Under Traverse City zoning code, variances can be granted if a developer can demonstrate “practical difficulties or unnecessary hardships” in carrying out one or more of the zoning requirements. Dimensional variances pertain to factors like height and may be granted in situations where developers face “exceptional or extraordinary circumstances or physical conditions, such as narrowness, shallowness, shape, or topography of the property involved, that do not generally apply to other property or uses in the same zoning district.”

“The high ground water condition, unique to this property, has forced the building out of grade which has adversely affected all the floor levels, including the overall height,” J.S. Capitol wrote in its variance request. “If the water table was lower, the building could be pushed deeper into the earth, eliminating the need for this variance.”

The ZBA ultimately voted to approve the second variance request (for the 15-foot rooftop lounge structure) but to deny the first (for the three feet and eight inches of extra building height).

Six of the eight ZBA members present at Tuesday’s meeting supported the motion to deny the main building height variance, with David Hassing – a ZBA member who also serves as chairperson for the city planning commission – stating that he wanted to see “more of an effort” from the applicants to reduce the building height. Hassing indicated that the city might be willing to budge on the 14-foot requirement for main floor height, and suggested that Schmitz see if Marriott would accept slightly lower ceilings on the guest floors to help adhere to the 45-foot ordinance requirement.

Just minutes later, all eight present ZBA members voted to grant the variance for a 15-foot rooftop bar and lounge component.
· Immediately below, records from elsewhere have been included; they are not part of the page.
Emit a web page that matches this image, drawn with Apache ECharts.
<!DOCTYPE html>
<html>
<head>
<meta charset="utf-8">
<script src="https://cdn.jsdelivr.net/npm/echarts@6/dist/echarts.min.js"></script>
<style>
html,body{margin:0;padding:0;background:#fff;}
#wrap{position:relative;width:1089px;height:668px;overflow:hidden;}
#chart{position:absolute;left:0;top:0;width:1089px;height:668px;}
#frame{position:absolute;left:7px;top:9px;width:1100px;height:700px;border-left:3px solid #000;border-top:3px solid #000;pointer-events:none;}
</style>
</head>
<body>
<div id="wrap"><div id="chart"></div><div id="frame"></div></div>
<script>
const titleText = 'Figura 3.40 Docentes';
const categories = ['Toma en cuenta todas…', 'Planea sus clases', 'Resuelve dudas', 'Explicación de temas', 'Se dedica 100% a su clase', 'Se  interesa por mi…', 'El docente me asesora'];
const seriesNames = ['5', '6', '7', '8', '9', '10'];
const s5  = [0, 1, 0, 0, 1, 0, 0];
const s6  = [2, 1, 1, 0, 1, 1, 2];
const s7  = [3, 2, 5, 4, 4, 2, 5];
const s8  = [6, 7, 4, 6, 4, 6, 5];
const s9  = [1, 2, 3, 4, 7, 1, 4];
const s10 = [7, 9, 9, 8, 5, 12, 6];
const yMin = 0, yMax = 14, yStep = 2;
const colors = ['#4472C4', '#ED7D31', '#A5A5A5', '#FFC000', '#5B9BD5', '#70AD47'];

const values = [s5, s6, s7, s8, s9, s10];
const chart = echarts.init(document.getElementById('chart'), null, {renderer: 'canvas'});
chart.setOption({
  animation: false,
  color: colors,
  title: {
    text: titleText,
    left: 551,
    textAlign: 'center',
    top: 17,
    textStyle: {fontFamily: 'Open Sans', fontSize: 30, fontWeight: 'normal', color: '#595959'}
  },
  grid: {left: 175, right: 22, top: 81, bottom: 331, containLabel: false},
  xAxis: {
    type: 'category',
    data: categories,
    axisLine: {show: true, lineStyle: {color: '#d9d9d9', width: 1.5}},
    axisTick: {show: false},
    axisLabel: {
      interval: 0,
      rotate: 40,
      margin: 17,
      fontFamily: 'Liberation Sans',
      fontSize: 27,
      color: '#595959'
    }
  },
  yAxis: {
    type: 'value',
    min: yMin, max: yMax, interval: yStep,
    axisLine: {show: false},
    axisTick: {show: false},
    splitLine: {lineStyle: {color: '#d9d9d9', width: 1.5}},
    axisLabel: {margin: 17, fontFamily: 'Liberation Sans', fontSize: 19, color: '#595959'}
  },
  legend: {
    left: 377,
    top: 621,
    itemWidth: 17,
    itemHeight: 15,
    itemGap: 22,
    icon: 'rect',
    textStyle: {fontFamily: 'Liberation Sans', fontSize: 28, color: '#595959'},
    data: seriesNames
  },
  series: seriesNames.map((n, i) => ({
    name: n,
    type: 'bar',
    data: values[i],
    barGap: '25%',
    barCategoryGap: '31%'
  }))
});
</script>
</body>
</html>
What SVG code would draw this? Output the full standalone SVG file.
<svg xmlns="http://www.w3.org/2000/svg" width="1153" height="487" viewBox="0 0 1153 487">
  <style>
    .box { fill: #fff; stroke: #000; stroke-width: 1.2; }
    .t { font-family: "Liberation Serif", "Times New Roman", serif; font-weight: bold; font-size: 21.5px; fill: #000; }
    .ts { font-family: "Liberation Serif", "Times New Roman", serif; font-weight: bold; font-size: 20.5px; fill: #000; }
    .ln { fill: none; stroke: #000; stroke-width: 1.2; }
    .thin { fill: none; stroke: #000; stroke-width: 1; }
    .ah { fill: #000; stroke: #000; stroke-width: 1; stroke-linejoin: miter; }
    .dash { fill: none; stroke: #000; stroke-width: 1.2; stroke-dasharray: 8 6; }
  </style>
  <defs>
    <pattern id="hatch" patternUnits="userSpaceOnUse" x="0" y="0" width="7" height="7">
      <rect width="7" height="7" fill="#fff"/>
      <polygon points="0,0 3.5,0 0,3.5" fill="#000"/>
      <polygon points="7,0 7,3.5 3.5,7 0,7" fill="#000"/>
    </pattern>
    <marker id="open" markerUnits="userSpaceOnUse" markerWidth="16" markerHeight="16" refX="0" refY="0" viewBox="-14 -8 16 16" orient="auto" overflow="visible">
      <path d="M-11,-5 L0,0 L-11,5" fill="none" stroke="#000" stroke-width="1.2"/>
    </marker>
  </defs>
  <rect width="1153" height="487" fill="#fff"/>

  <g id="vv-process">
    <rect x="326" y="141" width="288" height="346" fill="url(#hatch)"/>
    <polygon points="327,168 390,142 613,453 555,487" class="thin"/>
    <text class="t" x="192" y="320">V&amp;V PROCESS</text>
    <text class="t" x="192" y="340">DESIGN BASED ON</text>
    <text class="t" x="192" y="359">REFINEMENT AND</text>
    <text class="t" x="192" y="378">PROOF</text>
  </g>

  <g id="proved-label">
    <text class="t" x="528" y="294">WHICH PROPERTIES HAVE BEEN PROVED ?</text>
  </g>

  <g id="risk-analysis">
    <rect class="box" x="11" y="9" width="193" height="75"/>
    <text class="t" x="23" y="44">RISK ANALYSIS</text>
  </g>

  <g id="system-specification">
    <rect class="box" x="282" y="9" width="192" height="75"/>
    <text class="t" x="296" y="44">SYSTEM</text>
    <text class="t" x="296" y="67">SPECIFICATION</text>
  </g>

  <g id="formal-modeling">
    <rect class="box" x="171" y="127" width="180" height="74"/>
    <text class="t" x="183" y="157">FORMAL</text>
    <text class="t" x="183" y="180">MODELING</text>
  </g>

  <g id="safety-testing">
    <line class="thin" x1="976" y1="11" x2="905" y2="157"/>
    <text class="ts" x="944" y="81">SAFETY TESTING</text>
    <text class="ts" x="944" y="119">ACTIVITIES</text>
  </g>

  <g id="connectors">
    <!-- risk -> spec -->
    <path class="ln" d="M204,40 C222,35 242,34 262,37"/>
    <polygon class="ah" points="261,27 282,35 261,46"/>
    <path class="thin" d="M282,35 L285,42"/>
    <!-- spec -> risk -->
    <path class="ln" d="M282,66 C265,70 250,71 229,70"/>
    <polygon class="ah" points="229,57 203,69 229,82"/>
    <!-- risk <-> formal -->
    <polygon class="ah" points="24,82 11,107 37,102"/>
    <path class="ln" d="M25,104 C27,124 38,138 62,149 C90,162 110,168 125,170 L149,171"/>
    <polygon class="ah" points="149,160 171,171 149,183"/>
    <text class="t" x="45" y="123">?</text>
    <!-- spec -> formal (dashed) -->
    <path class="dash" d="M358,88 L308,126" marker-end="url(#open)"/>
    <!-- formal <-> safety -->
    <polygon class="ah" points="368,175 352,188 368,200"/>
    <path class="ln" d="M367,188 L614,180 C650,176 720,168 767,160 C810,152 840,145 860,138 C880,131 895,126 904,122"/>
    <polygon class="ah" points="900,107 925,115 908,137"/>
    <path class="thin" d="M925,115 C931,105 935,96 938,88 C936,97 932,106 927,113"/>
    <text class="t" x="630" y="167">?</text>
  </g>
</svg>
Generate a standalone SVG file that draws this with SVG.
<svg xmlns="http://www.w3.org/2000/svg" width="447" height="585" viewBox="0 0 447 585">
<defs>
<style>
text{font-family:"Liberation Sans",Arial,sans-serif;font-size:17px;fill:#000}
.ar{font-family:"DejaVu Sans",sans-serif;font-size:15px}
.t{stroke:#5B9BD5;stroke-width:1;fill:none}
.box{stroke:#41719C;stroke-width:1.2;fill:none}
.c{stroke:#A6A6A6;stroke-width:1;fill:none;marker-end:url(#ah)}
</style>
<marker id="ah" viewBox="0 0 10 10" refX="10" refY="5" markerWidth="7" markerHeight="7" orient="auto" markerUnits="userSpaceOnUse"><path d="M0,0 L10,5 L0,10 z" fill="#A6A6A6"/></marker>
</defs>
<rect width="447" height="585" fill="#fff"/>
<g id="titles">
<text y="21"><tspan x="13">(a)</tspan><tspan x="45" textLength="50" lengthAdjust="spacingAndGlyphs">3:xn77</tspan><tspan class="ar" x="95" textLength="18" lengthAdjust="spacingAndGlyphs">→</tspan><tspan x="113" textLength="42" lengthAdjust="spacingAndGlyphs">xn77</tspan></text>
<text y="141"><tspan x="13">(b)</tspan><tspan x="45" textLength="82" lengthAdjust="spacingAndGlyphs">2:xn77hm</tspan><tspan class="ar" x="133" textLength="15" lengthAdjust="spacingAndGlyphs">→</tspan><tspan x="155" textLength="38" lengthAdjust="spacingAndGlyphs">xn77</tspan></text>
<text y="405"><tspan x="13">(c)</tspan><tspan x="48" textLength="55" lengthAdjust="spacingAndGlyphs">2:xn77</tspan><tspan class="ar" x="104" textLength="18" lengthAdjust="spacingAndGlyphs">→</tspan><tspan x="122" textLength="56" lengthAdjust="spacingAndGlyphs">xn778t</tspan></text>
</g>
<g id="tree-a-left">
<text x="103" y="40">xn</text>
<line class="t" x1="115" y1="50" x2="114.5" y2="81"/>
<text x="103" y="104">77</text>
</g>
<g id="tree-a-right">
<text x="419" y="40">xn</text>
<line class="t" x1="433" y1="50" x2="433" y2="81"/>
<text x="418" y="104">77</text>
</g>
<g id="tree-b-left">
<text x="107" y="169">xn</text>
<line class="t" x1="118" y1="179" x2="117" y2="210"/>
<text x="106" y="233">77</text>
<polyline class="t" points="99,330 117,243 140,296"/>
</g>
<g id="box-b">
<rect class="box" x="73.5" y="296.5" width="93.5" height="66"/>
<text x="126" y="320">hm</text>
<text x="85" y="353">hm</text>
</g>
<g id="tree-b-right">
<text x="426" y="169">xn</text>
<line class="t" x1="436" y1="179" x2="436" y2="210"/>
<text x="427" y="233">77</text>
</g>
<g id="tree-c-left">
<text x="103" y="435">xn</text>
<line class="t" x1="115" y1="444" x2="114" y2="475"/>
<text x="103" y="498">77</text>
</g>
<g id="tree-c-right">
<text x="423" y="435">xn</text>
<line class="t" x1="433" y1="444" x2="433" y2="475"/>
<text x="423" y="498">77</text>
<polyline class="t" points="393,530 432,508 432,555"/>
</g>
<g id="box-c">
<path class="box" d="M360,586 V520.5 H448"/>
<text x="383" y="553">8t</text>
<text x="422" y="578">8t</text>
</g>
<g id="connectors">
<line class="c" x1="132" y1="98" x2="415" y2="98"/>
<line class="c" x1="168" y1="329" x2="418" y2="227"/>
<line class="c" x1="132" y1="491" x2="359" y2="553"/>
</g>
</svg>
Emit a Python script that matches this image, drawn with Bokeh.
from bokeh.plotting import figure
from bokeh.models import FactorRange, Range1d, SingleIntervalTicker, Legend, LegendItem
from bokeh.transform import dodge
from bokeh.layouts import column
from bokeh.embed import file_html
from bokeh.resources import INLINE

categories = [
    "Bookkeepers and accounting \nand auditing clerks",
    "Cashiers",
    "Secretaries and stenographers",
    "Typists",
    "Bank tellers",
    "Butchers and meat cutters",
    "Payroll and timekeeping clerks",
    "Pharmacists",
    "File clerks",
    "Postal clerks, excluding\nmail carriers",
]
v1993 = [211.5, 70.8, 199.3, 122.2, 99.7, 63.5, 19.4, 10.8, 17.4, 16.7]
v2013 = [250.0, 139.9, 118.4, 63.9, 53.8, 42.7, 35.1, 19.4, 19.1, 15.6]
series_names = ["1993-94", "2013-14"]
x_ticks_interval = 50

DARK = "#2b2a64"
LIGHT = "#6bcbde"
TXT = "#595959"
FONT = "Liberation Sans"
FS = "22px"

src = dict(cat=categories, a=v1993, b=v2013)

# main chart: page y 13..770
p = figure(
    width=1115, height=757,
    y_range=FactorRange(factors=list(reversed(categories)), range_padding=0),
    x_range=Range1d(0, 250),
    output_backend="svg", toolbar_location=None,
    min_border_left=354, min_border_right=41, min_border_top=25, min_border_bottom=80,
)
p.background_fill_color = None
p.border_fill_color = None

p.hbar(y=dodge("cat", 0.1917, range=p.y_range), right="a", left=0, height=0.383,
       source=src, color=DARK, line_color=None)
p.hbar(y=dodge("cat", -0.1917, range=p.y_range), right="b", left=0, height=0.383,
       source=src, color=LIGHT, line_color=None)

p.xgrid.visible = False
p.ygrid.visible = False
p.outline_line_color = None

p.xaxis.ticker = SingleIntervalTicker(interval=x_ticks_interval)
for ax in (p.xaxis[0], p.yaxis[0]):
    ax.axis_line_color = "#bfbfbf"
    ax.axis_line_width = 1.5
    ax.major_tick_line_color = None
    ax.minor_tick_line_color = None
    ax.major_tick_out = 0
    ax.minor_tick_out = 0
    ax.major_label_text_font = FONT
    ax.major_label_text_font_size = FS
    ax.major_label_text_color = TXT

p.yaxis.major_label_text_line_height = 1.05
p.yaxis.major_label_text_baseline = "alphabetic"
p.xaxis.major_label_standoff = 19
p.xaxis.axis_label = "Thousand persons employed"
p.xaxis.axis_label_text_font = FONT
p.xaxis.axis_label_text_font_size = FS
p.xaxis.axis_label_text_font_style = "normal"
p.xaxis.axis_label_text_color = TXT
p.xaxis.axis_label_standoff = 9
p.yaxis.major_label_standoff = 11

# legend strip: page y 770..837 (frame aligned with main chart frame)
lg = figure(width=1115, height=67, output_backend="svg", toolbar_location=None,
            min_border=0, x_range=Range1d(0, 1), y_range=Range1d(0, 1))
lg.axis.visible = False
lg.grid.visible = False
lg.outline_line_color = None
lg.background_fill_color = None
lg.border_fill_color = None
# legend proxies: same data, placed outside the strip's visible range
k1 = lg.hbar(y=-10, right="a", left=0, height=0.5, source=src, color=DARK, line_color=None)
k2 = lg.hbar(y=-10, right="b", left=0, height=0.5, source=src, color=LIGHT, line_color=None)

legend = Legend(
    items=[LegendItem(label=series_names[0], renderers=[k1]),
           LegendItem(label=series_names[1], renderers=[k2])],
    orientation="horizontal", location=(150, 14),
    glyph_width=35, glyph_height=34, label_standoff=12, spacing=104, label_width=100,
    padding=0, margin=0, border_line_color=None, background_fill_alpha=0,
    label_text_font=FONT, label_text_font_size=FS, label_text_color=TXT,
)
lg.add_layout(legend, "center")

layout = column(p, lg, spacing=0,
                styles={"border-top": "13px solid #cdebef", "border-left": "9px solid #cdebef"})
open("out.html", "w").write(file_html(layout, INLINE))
Schmitz took issue with the suggestion that his team hadn’t made an “effort” to meet Traverse City’s ordinance, saying that he and his architect had taken “hundreds and hundreds of hours to shorten this [building] to the nth degree,” and noting that, with ductwork, concrete between floors, and various mechanical components taken into account, most guest rooms would have eight-foot ceilings to begin with, leaving little wiggle room on floor heights. He also warned that, without the option to go higher up, his development team would need to explore digging deeper into the ground – an option that could pose risks due to the significant chemical contamination of the warehouse district properties.

The Ticker previously reported in August 2020 that a national hotel chain – rumored at the time to be Marriott – was eyeing the 207, 211, and 221 W Grandview Parkway parcels for a four-story, 126-room “upscale hotel.” That development would have utilized all three vacant parcels, while this one involves only the 211 and 221 properties. The 207 parcel – the one located closest to the Traverse City Tourism building – will remain vacant for now, though Schmitz says he’s “made an offer on the third parcel to build condos.” He purchased the other two parcels from their previous owner, local developer Patti Mercer, in February, feeling confident that he’d be able to get variances similar to the ones she got for Grandview Place.

Despite the mixed reception on Tuesday evening, Schmitz is committed to seeing this project through.

“We're ready to go and do what we need to do, and make it happen,” he says. “I didn't know that there was going to be controversy about being the same height as the Indigo. I thought it was kind of a no-brainer. But you never know. You’ve got to take some risks sometimes, and you’ve got to morph into what needs to happen and be fluid with your design. If you have to change some things up for the board or whatnot, you just have to be able to do those things.”